As coisas devem ser ditas de forma explícita. A queda da taxa de juros, mantendo sempre elevado o superávit primário, se dá sob o preço da queda de qualidade do atendimento público de saúde, de um sistema educacional onde mais da metade dos estados da federação são incapazes de pagar o piso mínimo para os professores, e de uma situação social que atinge em cheio as periferias das grandes cidades por meio de índices crescentes de assassinatos. Quanto tempo mais, pautado pelo superávit primário, o país necessitará para se atingir as taxas de juros próximas das praticadas no mundo?

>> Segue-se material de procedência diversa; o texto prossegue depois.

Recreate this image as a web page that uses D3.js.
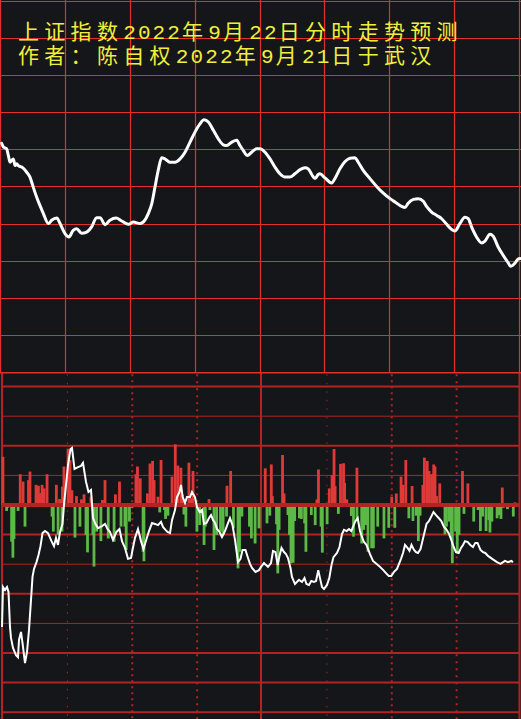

O povo não merece este sofrimento enquanto os bancos continuam a bater recordes de lucros. Sim, é fato. A queda da Selic não redunda diretamente em crédito mais barato e mais ágil. Dados disponibilizados na última semana dão conta de um aumento de rendimento do sistema financeiro, a partir de agosto – portanto após a sequente queda da Selic –, de 78% auferidos com spreads bancários e tarifas bancárias escorchantes. Dentro da lógica monopolista que rege nosso sistema financeiro, o tempo entre a queda da Selic e o repasse desta medida no custo de capital é muito defasado.

Isso pode ser solucionado com a concorrência bancária entre os setores estatal e privado do sistema financeiro. Não somos advogados da “concorrência perfeita”. Quem advoga este princípio são os neoliberais. Mas qual a razão deste princípio não se aplicar ao sistema financeiro? Isto só pode ser explicado pela lógica de quem detém realmente o poder político.

Em suma, tudo indica que estamos aproveitando a crise para diminuir a dívida pública e não para obter êxito no fomento de nossa taxa de investimentos. É evidente que o governo trabalha com dois eixos estratégicos. O primeiro (“mãe de todas as batalhas”), o combate à inflação. Sobre isso não resta dúvida. O segundo, que é um elemento novo – o objetivo de se reduzir a dívida pública em relação ao PIB.

Como se percebe, a batalha em torno do futuro do Brasil está aí. Transcorre num ambiente complexo e tendente à despolitização. Onde sobram consensos técnicos, falta o “bom senso nacional”, que siga um caminho próprio, necessário ao descortino de novo horizonte para o Brasil.